::: RECORD SET

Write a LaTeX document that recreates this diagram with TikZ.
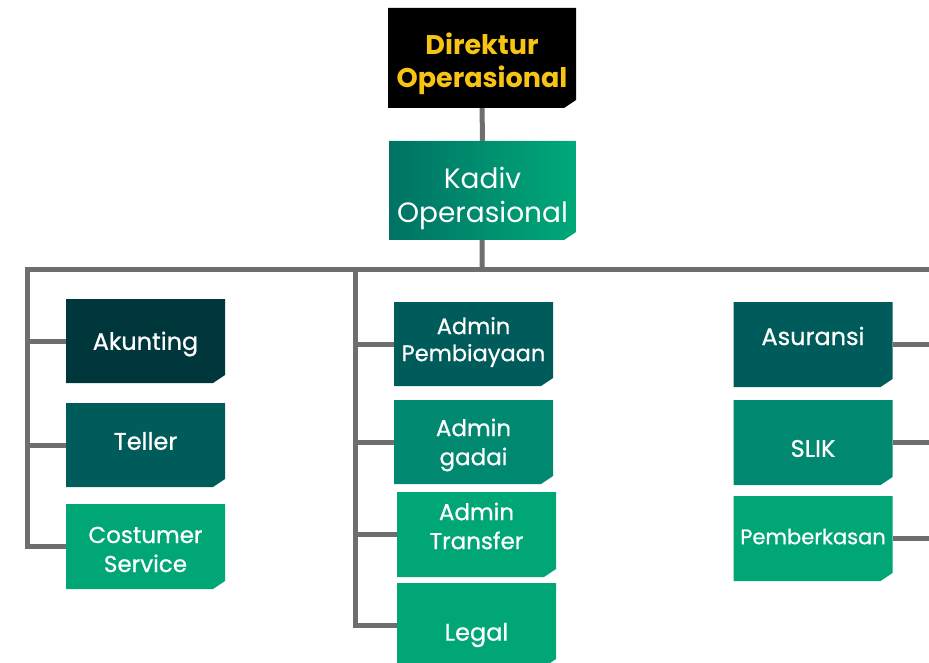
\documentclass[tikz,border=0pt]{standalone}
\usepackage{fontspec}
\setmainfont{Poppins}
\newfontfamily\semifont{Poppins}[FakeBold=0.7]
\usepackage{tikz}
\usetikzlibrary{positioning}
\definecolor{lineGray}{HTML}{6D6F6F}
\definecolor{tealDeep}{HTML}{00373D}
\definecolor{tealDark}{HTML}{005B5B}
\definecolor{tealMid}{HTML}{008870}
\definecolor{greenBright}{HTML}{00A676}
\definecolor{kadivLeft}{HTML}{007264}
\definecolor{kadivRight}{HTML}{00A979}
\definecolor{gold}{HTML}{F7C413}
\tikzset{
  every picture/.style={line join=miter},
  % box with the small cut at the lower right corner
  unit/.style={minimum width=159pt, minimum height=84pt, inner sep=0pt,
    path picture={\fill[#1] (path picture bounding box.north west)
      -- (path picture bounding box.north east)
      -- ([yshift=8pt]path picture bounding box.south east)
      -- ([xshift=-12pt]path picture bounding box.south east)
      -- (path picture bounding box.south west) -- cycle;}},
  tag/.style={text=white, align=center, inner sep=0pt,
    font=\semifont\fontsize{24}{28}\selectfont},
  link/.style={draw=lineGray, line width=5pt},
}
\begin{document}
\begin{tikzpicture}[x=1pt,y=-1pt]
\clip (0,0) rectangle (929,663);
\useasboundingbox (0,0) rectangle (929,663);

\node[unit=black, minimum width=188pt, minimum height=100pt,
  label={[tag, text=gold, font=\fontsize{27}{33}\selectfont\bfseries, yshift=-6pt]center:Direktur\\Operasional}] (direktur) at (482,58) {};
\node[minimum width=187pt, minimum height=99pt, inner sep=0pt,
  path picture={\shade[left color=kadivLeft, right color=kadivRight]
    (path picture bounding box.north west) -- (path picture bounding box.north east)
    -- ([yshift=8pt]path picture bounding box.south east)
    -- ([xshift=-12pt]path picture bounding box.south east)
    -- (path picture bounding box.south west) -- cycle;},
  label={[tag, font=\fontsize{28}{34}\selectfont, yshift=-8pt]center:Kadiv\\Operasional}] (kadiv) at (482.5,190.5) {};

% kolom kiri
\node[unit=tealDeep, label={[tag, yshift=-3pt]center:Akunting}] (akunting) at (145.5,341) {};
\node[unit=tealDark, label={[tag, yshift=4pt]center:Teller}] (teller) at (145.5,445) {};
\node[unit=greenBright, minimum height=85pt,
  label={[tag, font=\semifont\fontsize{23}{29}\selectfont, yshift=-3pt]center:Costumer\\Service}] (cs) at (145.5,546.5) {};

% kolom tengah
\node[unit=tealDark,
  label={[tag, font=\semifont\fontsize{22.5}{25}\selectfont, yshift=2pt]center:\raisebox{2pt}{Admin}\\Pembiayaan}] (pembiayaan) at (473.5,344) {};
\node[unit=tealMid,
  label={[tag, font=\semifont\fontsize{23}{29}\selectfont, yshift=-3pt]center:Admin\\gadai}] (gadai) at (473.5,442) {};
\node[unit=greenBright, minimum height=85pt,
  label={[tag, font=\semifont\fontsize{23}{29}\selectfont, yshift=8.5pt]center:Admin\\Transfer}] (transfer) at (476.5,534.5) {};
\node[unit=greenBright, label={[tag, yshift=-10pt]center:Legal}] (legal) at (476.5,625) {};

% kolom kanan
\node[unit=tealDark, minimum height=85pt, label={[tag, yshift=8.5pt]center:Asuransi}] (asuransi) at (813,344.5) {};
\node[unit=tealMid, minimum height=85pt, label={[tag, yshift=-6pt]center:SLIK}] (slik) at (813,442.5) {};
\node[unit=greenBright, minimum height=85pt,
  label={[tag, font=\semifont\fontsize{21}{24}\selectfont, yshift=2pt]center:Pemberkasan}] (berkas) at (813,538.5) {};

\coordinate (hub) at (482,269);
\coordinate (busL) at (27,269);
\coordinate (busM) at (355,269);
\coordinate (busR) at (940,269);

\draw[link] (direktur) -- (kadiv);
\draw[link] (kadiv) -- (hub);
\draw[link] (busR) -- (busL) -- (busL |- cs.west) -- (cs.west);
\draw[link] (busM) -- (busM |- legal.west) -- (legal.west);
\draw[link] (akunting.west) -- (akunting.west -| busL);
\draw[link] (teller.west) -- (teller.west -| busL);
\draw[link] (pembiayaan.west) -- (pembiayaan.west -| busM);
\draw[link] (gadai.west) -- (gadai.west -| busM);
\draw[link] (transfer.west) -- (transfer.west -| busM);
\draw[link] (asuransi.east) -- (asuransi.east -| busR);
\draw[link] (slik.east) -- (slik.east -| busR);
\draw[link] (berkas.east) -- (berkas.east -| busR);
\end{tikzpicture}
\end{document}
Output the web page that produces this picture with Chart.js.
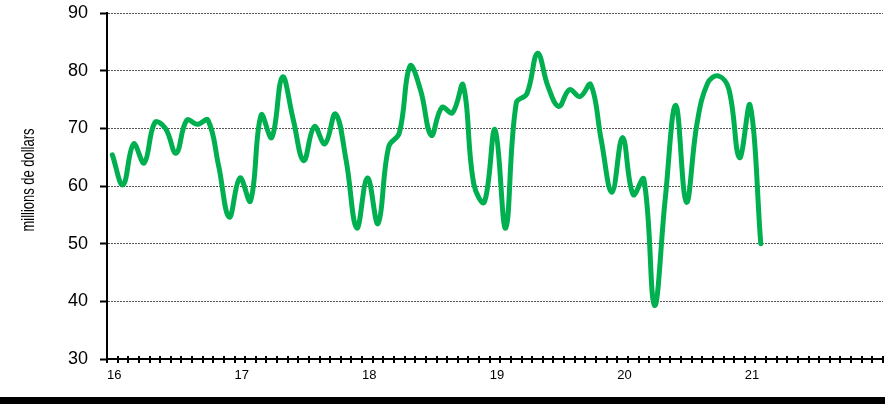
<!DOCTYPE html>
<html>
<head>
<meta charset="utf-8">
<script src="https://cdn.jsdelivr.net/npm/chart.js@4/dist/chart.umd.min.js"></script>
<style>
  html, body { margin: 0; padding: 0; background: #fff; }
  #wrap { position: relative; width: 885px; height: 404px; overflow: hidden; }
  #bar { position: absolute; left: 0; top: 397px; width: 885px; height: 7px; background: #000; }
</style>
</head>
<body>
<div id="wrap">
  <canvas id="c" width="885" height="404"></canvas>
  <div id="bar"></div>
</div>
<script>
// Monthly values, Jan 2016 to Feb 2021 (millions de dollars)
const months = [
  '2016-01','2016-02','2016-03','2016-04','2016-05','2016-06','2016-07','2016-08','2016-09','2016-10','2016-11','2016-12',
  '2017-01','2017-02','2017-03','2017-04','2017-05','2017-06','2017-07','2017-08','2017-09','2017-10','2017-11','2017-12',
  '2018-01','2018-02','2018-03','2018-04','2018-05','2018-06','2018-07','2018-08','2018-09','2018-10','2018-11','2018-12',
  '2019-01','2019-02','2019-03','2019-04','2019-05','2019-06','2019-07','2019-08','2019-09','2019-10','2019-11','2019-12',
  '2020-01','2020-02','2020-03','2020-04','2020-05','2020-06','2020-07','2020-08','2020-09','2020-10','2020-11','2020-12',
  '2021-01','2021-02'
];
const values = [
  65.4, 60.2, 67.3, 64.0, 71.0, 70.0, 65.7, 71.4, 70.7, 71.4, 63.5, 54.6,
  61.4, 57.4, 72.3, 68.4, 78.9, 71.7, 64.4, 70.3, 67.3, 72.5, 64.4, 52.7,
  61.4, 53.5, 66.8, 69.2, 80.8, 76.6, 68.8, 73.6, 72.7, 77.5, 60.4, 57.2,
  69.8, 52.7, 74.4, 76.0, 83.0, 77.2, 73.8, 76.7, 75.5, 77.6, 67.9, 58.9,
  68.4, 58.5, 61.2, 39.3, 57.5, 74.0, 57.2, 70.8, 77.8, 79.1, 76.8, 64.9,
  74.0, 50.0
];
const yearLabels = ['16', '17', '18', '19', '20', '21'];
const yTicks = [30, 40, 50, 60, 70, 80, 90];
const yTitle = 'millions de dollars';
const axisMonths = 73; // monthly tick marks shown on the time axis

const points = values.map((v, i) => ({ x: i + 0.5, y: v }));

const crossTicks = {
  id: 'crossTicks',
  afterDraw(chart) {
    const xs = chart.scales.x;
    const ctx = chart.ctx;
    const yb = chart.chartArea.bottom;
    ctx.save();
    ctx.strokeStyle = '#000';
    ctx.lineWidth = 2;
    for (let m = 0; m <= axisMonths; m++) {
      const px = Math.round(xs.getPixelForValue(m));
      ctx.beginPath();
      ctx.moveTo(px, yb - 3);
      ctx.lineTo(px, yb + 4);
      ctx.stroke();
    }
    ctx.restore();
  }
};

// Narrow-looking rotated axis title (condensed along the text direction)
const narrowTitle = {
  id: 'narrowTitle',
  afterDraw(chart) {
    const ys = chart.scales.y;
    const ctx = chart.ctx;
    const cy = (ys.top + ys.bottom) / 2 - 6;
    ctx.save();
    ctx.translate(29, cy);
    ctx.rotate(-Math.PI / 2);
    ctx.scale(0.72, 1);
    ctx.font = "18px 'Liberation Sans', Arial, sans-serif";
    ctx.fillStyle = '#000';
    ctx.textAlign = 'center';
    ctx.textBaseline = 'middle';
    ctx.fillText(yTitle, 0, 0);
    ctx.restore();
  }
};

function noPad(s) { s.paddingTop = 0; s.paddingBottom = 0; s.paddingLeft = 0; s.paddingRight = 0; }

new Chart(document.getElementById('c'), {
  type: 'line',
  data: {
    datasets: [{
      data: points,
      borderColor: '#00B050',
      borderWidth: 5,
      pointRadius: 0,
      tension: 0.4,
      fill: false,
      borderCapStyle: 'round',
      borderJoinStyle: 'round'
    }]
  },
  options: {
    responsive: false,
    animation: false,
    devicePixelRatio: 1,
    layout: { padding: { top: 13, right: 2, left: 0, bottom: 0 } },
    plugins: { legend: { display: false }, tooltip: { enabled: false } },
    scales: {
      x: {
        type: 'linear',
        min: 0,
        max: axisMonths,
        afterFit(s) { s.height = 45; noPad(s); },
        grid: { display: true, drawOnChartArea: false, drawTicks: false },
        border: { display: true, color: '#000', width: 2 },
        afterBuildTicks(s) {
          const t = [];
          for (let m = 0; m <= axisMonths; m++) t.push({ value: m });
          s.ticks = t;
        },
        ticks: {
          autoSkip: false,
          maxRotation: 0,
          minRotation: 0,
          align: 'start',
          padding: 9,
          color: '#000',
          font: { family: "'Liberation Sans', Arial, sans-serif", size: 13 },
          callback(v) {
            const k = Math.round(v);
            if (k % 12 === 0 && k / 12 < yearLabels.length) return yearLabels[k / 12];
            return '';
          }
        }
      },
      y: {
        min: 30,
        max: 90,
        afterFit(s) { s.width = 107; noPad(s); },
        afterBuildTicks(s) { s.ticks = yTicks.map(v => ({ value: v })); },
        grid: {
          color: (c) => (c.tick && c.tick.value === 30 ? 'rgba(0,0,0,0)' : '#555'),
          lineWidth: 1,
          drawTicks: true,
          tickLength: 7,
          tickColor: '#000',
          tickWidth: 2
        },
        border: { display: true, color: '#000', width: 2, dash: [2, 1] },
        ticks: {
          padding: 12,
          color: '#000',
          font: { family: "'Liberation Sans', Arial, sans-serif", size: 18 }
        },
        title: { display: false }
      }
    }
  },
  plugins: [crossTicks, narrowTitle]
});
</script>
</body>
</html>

::::::

WHAT TO PRODUCE: Retype the records above word for word, from their first line through the line containing "(kadiv) at (482.5,190.5)", and leave out every picture.

EXERCISE SOLUTION:
Write a LaTeX document that recreates this diagram with TikZ.
\documentclass[tikz,border=0pt]{standalone}
\usepackage{fontspec}
\setmainfont{Poppins}
\newfontfamily\semifont{Poppins}[FakeBold=0.7]
\usepackage{tikz}
\usetikzlibrary{positioning}
\definecolor{lineGray}{HTML}{6D6F6F}
\definecolor{tealDeep}{HTML}{00373D}
\definecolor{tealDark}{HTML}{005B5B}
\definecolor{tealMid}{HTML}{008870}
\definecolor{greenBright}{HTML}{00A676}
\definecolor{kadivLeft}{HTML}{007264}
\definecolor{kadivRight}{HTML}{00A979}
\definecolor{gold}{HTML}{F7C413}
\tikzset{
  every picture/.style={line join=miter},
  % box with the small cut at the lower right corner
  unit/.style={minimum width=159pt, minimum height=84pt, inner sep=0pt,
    path picture={\fill[#1] (path picture bounding box.north west)
      -- (path picture bounding box.north east)
      -- ([yshift=8pt]path picture bounding box.south east)
      -- ([xshift=-12pt]path picture bounding box.south east)
      -- (path picture bounding box.south west) -- cycle;}},
  tag/.style={text=white, align=center, inner sep=0pt,
    font=\semifont\fontsize{24}{28}\selectfont},
  link/.style={draw=lineGray, line width=5pt},
}
\begin{document}
\begin{tikzpicture}[x=1pt,y=-1pt]
\clip (0,0) rectangle (929,663);
\useasboundingbox (0,0) rectangle (929,663);

\node[unit=black, minimum width=188pt, minimum height=100pt,
  label={[tag, text=gold, font=\fontsize{27}{33}\selectfont\bfseries, yshift=-6pt]center:Direktur\\Operasional}] (direktur) at (482,58) {};
\node[minimum width=187pt, minimum height=99pt, inner sep=0pt,
  path picture={\shade[left color=kadivLeft, right color=kadivRight]
    (path picture bounding box.north west) -- (path picture bounding box.north east)
    -- ([yshift=8pt]path picture bounding box.south east)
    -- ([xshift=-12pt]path picture bounding box.south east)
    -- (path picture bounding box.south west) -- cycle;},
  label={[tag, font=\fontsize{28}{34}\selectfont, yshift=-8pt]center:Kadiv\\Operasional}] (kadiv) at (482.5,190.5) {};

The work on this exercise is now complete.